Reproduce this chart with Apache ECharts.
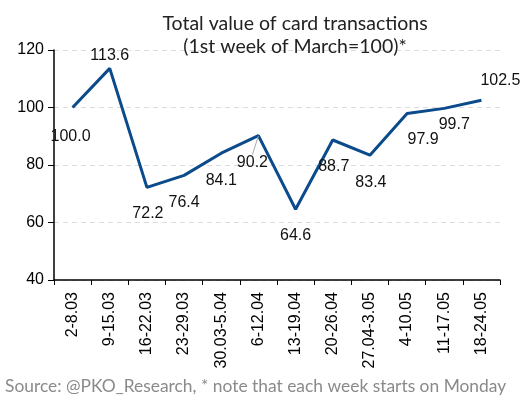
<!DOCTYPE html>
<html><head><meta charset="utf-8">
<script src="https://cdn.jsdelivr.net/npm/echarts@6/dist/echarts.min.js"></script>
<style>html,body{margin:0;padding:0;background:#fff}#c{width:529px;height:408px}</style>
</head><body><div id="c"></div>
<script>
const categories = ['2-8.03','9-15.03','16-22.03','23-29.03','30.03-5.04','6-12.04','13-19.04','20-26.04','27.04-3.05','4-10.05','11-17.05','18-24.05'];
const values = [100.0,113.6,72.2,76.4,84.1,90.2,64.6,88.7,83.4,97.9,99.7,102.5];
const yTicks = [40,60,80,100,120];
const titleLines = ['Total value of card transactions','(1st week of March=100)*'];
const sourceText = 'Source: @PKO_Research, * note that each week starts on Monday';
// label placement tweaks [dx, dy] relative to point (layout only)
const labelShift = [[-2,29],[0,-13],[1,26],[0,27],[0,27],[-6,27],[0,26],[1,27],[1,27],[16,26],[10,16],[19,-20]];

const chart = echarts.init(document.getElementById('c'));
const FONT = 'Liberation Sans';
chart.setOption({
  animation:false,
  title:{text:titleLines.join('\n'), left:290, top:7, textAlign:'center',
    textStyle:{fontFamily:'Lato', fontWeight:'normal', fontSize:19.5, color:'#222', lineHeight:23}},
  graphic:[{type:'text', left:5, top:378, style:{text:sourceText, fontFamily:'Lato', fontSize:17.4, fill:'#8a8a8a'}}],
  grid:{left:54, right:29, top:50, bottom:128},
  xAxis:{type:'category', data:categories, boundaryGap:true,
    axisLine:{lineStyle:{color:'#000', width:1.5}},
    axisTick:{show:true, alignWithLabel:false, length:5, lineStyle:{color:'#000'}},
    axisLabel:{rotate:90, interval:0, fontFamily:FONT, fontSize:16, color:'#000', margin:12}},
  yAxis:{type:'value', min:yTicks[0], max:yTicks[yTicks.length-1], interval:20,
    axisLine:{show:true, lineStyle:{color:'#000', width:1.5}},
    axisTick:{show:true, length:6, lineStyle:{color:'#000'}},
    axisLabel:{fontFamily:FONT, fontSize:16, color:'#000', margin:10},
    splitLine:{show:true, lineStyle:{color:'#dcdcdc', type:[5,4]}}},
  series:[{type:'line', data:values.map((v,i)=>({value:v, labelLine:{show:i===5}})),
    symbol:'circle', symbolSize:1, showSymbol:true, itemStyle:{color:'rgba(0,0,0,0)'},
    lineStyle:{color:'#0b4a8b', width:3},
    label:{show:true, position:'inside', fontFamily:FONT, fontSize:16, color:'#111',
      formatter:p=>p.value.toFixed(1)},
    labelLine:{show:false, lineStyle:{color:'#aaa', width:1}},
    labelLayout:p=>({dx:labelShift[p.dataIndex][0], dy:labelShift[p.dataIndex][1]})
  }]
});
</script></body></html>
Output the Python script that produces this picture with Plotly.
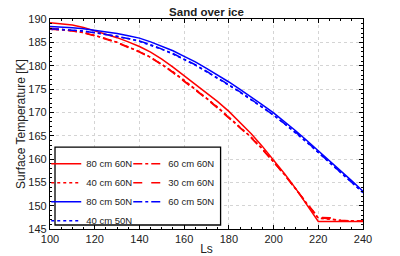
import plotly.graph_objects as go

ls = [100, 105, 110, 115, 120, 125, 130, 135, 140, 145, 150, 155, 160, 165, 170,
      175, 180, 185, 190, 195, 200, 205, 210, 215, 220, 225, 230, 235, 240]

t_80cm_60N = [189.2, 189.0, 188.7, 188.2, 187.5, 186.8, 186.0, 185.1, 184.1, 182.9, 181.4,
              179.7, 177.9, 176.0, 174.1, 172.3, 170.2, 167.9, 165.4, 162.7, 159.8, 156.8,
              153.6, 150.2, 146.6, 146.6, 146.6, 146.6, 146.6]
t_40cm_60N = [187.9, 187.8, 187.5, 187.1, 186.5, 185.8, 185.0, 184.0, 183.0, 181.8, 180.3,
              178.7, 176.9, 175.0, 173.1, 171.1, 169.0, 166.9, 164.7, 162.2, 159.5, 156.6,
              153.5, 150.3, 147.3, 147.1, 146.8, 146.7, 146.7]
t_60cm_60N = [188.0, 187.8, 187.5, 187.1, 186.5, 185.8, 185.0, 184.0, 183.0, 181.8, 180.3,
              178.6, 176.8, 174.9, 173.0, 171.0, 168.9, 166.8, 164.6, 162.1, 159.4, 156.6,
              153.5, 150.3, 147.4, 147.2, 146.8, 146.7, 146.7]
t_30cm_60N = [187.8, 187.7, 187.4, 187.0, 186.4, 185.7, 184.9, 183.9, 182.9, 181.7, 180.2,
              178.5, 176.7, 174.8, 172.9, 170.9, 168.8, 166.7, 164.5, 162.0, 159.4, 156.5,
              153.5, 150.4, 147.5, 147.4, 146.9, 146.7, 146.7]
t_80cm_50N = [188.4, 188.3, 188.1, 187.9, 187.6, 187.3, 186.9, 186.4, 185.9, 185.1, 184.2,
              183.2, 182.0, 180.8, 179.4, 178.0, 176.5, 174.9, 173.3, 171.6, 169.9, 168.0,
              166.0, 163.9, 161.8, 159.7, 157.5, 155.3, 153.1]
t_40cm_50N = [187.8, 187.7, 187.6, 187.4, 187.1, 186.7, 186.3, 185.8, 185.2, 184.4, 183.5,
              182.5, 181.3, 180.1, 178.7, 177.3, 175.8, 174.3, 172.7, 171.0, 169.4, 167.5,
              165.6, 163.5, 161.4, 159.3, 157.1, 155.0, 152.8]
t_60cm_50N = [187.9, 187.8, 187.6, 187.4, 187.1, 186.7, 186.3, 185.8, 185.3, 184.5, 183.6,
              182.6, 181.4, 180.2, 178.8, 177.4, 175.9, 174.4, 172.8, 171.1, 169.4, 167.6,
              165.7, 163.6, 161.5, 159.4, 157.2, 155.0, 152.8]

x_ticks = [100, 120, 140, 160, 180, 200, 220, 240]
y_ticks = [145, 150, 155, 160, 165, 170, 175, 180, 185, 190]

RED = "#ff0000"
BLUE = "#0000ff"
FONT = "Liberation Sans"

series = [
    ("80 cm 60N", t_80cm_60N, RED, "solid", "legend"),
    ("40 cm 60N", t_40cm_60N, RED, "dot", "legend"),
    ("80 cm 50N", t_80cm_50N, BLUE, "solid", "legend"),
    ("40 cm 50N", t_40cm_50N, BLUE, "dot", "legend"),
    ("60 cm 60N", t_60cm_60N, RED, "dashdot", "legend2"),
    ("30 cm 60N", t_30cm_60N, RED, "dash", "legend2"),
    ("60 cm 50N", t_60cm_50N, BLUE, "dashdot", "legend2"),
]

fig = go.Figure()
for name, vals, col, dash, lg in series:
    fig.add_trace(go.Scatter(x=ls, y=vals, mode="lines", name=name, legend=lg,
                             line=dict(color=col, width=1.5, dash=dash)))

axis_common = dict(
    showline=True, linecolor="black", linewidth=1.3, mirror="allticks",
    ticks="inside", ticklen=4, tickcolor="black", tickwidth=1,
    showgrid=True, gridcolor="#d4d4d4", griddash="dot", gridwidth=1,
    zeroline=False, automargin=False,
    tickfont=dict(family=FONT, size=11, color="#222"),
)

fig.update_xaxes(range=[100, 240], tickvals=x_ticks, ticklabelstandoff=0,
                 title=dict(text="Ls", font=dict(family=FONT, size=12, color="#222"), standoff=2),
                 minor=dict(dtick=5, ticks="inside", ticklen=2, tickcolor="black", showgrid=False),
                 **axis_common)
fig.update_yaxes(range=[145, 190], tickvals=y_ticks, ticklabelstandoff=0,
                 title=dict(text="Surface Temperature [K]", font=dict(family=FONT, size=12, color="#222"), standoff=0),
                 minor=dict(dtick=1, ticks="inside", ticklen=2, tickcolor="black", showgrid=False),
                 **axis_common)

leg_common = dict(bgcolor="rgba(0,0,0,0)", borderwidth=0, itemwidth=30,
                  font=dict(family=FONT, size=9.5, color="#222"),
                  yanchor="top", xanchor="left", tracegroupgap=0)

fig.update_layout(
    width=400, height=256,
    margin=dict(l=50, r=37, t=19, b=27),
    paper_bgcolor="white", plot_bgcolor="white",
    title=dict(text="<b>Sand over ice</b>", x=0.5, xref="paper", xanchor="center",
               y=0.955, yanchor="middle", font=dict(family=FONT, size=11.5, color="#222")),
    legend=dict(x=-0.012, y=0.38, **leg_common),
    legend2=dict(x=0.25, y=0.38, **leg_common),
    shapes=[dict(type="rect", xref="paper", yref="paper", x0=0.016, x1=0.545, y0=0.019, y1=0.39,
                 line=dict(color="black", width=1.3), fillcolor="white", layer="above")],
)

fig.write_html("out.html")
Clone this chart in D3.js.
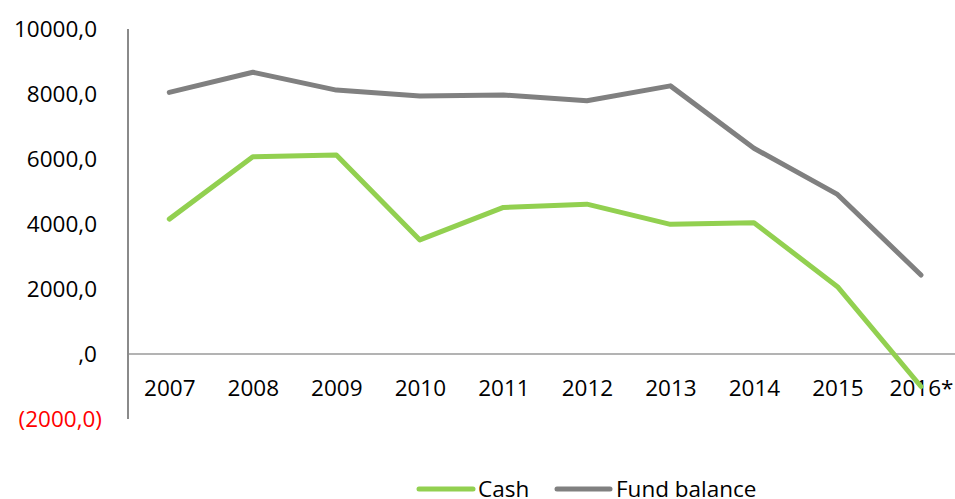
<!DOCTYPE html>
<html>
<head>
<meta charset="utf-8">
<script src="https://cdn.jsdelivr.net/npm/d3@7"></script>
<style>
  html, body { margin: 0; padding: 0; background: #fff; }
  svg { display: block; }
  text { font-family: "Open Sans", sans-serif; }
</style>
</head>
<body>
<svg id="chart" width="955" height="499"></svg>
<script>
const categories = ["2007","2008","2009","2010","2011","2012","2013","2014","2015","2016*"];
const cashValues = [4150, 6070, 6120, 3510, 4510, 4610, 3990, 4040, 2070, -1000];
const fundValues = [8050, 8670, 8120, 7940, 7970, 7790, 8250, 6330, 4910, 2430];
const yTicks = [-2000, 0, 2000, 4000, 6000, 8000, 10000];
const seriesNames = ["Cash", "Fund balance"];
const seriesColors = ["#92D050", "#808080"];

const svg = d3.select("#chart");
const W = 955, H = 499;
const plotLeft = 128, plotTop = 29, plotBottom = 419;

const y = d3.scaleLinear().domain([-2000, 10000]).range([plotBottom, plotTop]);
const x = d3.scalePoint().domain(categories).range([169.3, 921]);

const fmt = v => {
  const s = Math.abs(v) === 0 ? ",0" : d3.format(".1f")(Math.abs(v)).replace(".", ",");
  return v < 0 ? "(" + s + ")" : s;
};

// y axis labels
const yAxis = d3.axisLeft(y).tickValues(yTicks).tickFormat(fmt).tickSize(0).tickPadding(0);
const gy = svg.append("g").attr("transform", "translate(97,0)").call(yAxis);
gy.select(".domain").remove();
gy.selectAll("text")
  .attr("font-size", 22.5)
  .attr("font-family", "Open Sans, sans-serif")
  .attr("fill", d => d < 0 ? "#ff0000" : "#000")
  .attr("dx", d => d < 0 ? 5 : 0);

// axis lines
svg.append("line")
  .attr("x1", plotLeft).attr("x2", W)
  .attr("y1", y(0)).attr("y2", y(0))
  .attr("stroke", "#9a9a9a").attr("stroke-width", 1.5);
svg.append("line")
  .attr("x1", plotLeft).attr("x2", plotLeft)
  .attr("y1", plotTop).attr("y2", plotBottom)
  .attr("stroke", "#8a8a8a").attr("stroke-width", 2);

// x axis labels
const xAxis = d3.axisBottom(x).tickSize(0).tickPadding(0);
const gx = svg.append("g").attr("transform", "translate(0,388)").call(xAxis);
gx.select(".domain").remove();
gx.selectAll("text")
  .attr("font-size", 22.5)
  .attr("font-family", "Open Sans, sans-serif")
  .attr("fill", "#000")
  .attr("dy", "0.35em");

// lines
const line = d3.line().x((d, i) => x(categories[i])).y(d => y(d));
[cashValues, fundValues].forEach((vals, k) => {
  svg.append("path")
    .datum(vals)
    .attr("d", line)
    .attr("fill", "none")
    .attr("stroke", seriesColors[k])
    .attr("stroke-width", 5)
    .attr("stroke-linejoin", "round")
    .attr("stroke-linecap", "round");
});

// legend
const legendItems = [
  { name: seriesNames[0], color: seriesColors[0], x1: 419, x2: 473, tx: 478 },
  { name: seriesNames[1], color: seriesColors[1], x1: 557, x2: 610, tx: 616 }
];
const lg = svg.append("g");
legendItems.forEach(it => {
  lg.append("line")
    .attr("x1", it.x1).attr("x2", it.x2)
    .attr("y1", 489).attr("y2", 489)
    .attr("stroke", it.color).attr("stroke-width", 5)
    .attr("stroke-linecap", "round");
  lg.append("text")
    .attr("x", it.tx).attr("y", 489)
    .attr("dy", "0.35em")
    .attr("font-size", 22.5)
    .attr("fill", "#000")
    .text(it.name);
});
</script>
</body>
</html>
= = = = =
§ **TASK REQUIREMENTS**: Exactly as they appear, write out the lines from the one containing "Output the Python" down to the one containing "230, 235, 240]", both included. Pictures are left out.

§ **EXERCISE RESULT**:
Output the Python script that produces this picture with Plotly.
import plotly.graph_objects as go

ls = [100, 105, 110, 115, 120, 125, 130, 135, 140, 145, 150, 155, 160, 165, 170,
      175, 180, 185, 190, 195, 200, 205, 210, 215, 220, 225, 230, 235, 240]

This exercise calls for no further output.